74. Insolvency of buyer
75.
This Clause Applies If:
76. the Buyer makes a voluntary arrangement with its creditors or
(being an individual or firm) becomes bankrupt or (being a company)
becomes subject to an administration order or goes into liquidation
(otherwise than for the purposes of amalgamation or reconstruction);
or
77. an encumbrancer takes possession, or a receiver is appointed,
of any of the property or assets of the Buyer; or
78. the Buyer ceases, or threatens to cease, to carry on business;
or
79. the Seller reasonably apprehends that any of the events mentioned
above is about to occur in relation to the Buyer and notifies the
Buyer accordingly.
80. If this clause applies then, without limiting any other right
or remedy available to the Seller, the Seller may cancel the Contract
or suspend any further deliveries under the Contract without any
liability to the Buyer, and if the Goods have been delivered but
not paid for the price shall become immediately due and payable
notwithstanding any previous agreement or arrangement to the contrary.
81. General
82. A notice required or permitted to be given by either party to
the other under these Terms shall be in Writing addressed to that
other party at its registered office or principal place of business
or such other address as may at the relevant time have been notified
pursuant to this provision to the party giving the notice.
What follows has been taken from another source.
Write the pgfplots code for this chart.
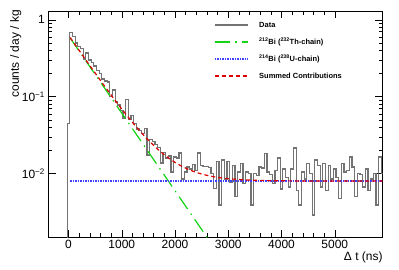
\documentclass[border=0pt]{standalone}
\usepackage{pgfplots}
\pgfplotsset{compat=1.18}
\usepackage{fontspec}
\setmainfont{Liberation Sans}
\definecolor{fgreen}{RGB}{20,210,20}
\definecolor{fred}{RGB}{220,0,0}
\begin{document}
\begin{tikzpicture}
\useasboundingbox (-48.3bp,-33bp) rectangle (350.7bp,237bp);
\begin{axis}[
  at={(0,0)}, anchor=south west,
  scale only axis, width=334.4bp, height=226bp,
  xmin=-380, xmax=5900,
  ymode=log, ymin=0.0015, ymax=1.3,
  xtick={0,1000,2000,3000,4000,5000},
  xticklabels={0,1000,2000,3000,4000,5000},
  minor x tick num=4,
  ytick={0.01,0.1,1},
  yticklabels={10\textsuperscript{−2},10\textsuperscript{−1},1},
  /pgf/number format/assume math mode=true,
  tick label style={font=\fontsize{12}{14}\selectfont},
  major tick length=7.5bp, minor tick length=4bp,
  tick style={black, line width=0.5bp},
  axis line style={line width=0.8bp},
  xlabel={Δ t (ns)},
  xlabel style={at={(axis description cs:1,-0.064)}, anchor=north east, inner sep=0pt, font=\fontsize{12}{14}\selectfont},
  ylabel={counts / day / kg},
  ylabel style={at={(axis description cs:-0.0975,1.004)}, anchor=east, inner sep=0pt, font=\fontsize{12}{14}\selectfont},
  legend cell align=left,
  legend image code/.code={\draw[#1] (0bp,0bp) -- (33bp,0bp);},
  legend style={draw=none, fill=none, at={(axis description cs:0.4955,0.9535)}, anchor=north west,
    inner sep=0pt, outer sep=0pt, row sep=9.9bp, column sep=11bp,
    font=\bfseries\fontsize{7.5}{9}\selectfont,
    nodes={inner sep=0pt, text height=5.5bp, text depth=1.6bp}},
]
\addplot[const plot mark left, black!55, line width=1.25bp] coordinates {
(-75,1e-6) (-25,0.045) (25,0.68) (75,0.60) (125,0.50) (175,0.45) (225,0.42) (275,0.31)
(325,0.37) (375,0.30) (425,0.28) (475,0.25) (525,0.22) (575,0.20) (625,0.17) (675,0.16)
(725,0.155) (775,0.10) (825,0.122) (875,0.085) (925,0.078) (975,0.066) (1025,0.053)
(1075,0.091) (1125,0.05) (1175,0.057) (1225,0.045) (1275,0.038) (1325,0.036) (1375,0.033)
(1425,0.039) (1475,0.0175) (1525,0.028) (1575,0.026) (1625,0.024) (1675,0.022)
(1725,0.0137) (1775,0.019) (1825,0.016) (1875,0.017) (1925,0.0105) (1975,0.0164)
(2025,0.016) (2075,0.0186) (2125,0.0085) (2175,0.0105) (2225,0.0122) (2275,0.0115)
(2325,0.013) (2375,0.011) (2425,0.0186) (2475,0.0128) (2525,0.0125) (2575,0.0125)
(2625,0.012) (2675,0.0100) (2725,0.0064) (2775,0.0143) (2825,0.0039) (2875,0.015)
(2925,0.0085) (2975,0.0143) (3025,0.0078) (3075,0.0128) (3125,0.005) (3175,0.0105)
(3225,0.0136) (3275,0.0075) (3325,0.0105) (3375,0.0100) (3425,0.0039) (3475,0.0100)
(3525,0.0095) (3575,0.0122) (3625,0.0118) (3675,0.0183) (3725,0.0105) (3775,0.0098)
(3825,0.0075) (3875,0.011) (3925,0.016) (3975,0.0063) (4025,0.0115) (4075,0.009)
(4125,0.0067) (4175,0.0115) (4225,0.0215) (4275,0.0060) (4325,0.0039) (4375,0.0105)
(4425,0.0085) (4475,0.0136) (4525,0.0100) (4575,0.0029) (4625,0.015) (4675,0.0128)
(4725,0.0067) (4775,0.0136) (4825,0.006) (4875,0.0128) (4925,0.0085) (4975,0.0115)
(5025,0.009) (5075,0.0048) (5125,0.0136) (5175,0.0105) (5225,0.011) (5275,0.0164)
(5325,0.0122) (5375,0.005) (5425,0.010) (5475,0.0098) (5525,0.0067) (5575,0.0115)
(5625,0.006) (5675,0.0085) (5725,0.010) (5775,0.0039) (5825,0.0164) (5875,0.010) (5925,0.010)
};
\addlegendentry{Data}
\addplot[color=fgreen, line width=1.2bp, dash pattern=on 15bp off 5.5bp on 1.5bp off 5.5bp] coordinates {
(30,0.58) (2700,0.00118)
};
\addlegendentry{\textsuperscript{212}Bi (\textsuperscript{232}Th-chain)}
\addplot[blue!75!white, line width=1.2bp, dash pattern=on 1.4bp off 1.1bp] coordinates {
(30,0.008) (5900,0.008)
};
\addlegendentry{\textsuperscript{214}Bi (\textsuperscript{238}U-chain)}
\addplot[color=fred, line width=1.2bp, dash pattern=on 4bp off 3bp] coordinates {
(30,0.588) (130,0.4679) (230,0.3726) (330,0.2971) (430,0.2372) (530,0.1898) (630,0.1521)
(730,0.1223) (830,0.0986) (930,0.0798) (1030,0.0650) (1130,0.0532) (1230,0.0438)
(1330,0.0364) (1430,0.0305) (1530,0.02585) (1630,0.02215) (1730,0.01922) (1830,0.0169)
(1930,0.01506) (2030,0.0136) (2130,0.01244) (2230,0.01152) (2330,0.01079) (2430,0.01021)
(2530,0.00975) (2630,0.00939) (2730,0.0091) (2830,0.00887) (2930,0.00869) (3030,0.00855)
(3230,0.00835) (3430,0.00822) (3630,0.00814) (3830,0.00809) (4230,0.00804) (4630,0.00802)
(5900,0.008)
};
\addlegendentry{Summed Contributions}
\end{axis}
\end{tikzpicture}
\end{document}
83. No waiver by the Seller of any breach of the Contract by the
Buyer shall be considered as a waiver of any subsequent breach of
the same or any other provision.
84. If any provision of the Contract is held by a court or other
competent authority to be invalid or unenforceable in whole or in
part the validity of the other provisions of the Contract and the
remainder of the provision in question shall not be affected.
85. The Contract shall be
governed by the laws of England, and the Buyer agrees to submit
to the non-exclusive jurisdiction of the English courts.